Через три месяца, в середине сентября 1865 г., Достоевский из заграницы (с курорта Висбаден) пишет редактору журнала «Русский вестник» M. H. Каткову другое письмо, предлагая ему повесть на сюжет, совпадающий с основной фабульной линией «Преступления и наказания». Сообщая, что работает над этой повестью уже два месяца, собирается ее закончить не позже чем через месяц и что в ней будет «от пяти до шести печатных листов», Достоевский так излагает основную ее мысль:
«Это — психологический отчет одного преступления. Действие современное, в нынешнем году. Молодой человек, исключенный из студентов университета, мещанин по происхождению и живущий в крайней бедности, по легкомыслию, по шатости в понятиях, поддавшись некоторым странным „недоконченным“ идеям, которые носятся в воздухе, решился разом выйти из скверного своего положения. Он решился убить одну старуху, титулярную советницу, дающую деньги на проценты. Старуха глупа, глуха, больна, жадна, берет жидовские проценты, зла и заедает чужой век, мучая у себя в работницах свою младшую сестру. „Она никуда не годна“, „для чего она живет?“, „Полезна ли она хоть кому-нибудь?“ и т. д. Эти вопросы сбивают с толку молодого человека. Он решает убить ее, обобрать, с тем чтоб сделать счастливою свою мать, живущую в уезде, избавить сестру, живущую в компаньонках у одних помещиков, от сластолюбивых притязаний главы этого помещичьего семейства — притязаний, грозящих ей гибелью, докончить курс, ехать за границу и потом всю жизнь быть честным, твердым, неуклонным в исполнении „гуманного долга к человечеству“, чем уже, конечно, „загладится преступление“» <…>.

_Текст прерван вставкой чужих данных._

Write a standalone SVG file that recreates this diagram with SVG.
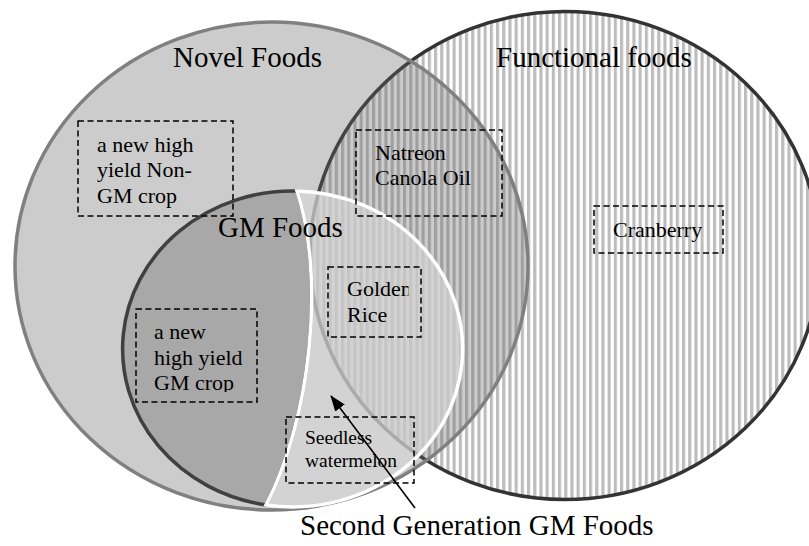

Однако после совершенного героем убийства процентщицы, по словам Достоевского, «развертывается весь психологический процесс преступления. Неразрешимые вопросы восстают перед убийцею, неподозреваемые и неожиданные чувства мучают его сердце. Божия правда, земной закон берет свое, и он кончает тем, что принужденсам на себя донести. Принужден, чтоб хотя погибнуть в каторге, но примкнуть опять к людям; чувство разомкнутости и разъединенности с человечеством, которое он ощутил тотчас же по совершении преступления, замучило его. Закон правды и человеческая природа взяли свое <…> Преступник сам решает принять муки, чтоб искупить свое дело».
«В повести моей есть, кроме того, намек на ту мысль, что налагаемое юридическ<ое> наказание за преступление гораздо меньше устрашает преступника, чем думают законодатели, отчасти потому, что он и сам его нравственно требует, — пишет далее Достоевский. — Это видел я даже на самых неразвитых людях, на самой грубой случайности. Выразить мне это хотелось именно на развитом, на нового поколения человеке, чтоб была ярче и осязательнее видна мысль. Несколько случаев, бывших в самое последнее время, убедили, что сюжет мой вовсе не эксцентричен. Именно, что убийца развитой и даже хороших наклонностей молодой человек. Мне рассказывали прошлого года в Москве (верно) об одном студенте, выключенном из университета <…> — что он решился разбить почту и убить почтальона. Есть еще много следов в наших глазах о необыкновенной шатости понятий, подвигающих на ужасные дела <…> Одним словом, я убежден, что сюжет мой отчасти оправдывает современность» (XXVIII, кн. 2, 136-137).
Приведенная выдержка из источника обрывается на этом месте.